I. The gift conferred--“He gave Himself.” The Lord Jesus Christ.

1. Look at the relation He sustains to God. Compared with Christ all the angels are infinitely less, than to you is the minutest mote that floats in the sunbeam.

2. Though God He is also man--“The man Christ Jesus.”

3. Although God, and although man, remember He was also incarnate God; God and man in one Person.

4. While He lived on earth He was emphatically the Holy One. This was the Being who gave Himself.



II.
The purpose for which he gave himself--“For our sins.” This assertion throws light upon the doctrine of atonement. That doctrine is based upon two incontrovertable positions first, that God is a perfect Governor; second, that man is a rebel against God’s perfect government. How shall the Governor, without departing from the inherent perfection of His administration for good, admit the rebel man to His favour? Jesus gave Himself to this end. (A. B. Jack.)



Jesus Himself the redemptive gift

For three and thirty years He bore the penalty of sin, an endurance which was consummated when He suffered for us on Calvary. And if you say His sufferings were temporary, and ours should have been eternal, I pray you to remember that His Godhead--and there is the power of His divinity, without which I believe no atonement could be made--that His Godhead gave these services and sufferings a value in the eye of justice far greater than all the services and all the sufferings of all God’s creatures. And it is easy to understand this. Just as the death of the Prince Royal of England, the heir apparent to the British throne, the oldest son of Victoria, would more honour the law of England, were he to die to-morrow on the scaffold, than the deaths of all the felons imprisoned in her jails--and you can fancy such a things; it needs fancy, for it was never shown on earth, the court and the country mourning, the palace plunged in grief, every cottage pale with astonishment, the news of it travelling on the wings of lightning from city to city, and travelling on the wings of the wind across the wave, a mighty multitude assembled, women weeping, and men’s hearts beating, every eye in that sea of heads suffused with tears, while he who was born for a palace, born for a throne, steps forth from the prison to the gallows, to die in the room of the guilty--I say, brethren, just- as the death of that Prince would more honour the law of England than the death of ten hundred victims drawn from the lowest and vilest haunts of society, so the death of Jesus Christ hath honoured the law of God, and now in virtue of what Christ did, and in virtue of what Christ suffered, God stands forth by the cross, not only just, but the justifier of every one who believeth in Jesus. (A. B. Jack.)
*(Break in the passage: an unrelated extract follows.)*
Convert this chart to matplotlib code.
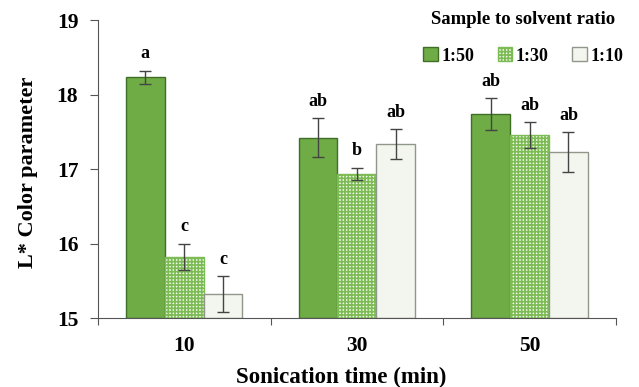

Jesus giving Himself for our sins

A friend of mine who, in the days of slavery, was accustomed to visit an old coloured man in his cabin, to read the Bible to him, and to converse with him about good things, mentioned a little circumstance to me, which can best be told in his own words. “Upon such occasions, I would sometimes request him to say what part of the Bible I should read; but this he would never willingly do. ‘Any part, master, for it’s all good.’ His reason for this unwillingness he never gave. I divined, however, that he thought it irreverent to give a preference to any portion of the message, the whole of which was from God Himself. After coaxing him in vain, I would say, ‘Well, if you can’t tell me what you would like to hear, I may as well go back to the house.’ Then would come the ready answer, and unvarying: ‘If it pleases you, sir, I’d rather hear about the sufferings of our Lord and Saviour, Jesus Christ.’ From the moment the reading began, his whole being and consciousness seemed to be absorbed by it; and though no articulate word escaped him, the groans and sighs that accompanied the reading throughout, giving emphasis and expression to the words as they fell from my lips, bespoke unutterable fellowship of the sufferings of Jesus. Never before had I begun to enter into the unfathomable depths of that amazing tragedy as I then did. Never before or since have I heard anything from the pulpit that approached this in force and clearness of exposition. Such was the effect upon each of us that I was compelled to pause at intervals to recover a sufficient degree of composure to admit of my proceeding. There was preaching indeed; for the Holy Ghost Himself was the Preacher; preaching to my dear old friend through me, and to me through him, and to both of us through the written Word.” (J. H. Norton.)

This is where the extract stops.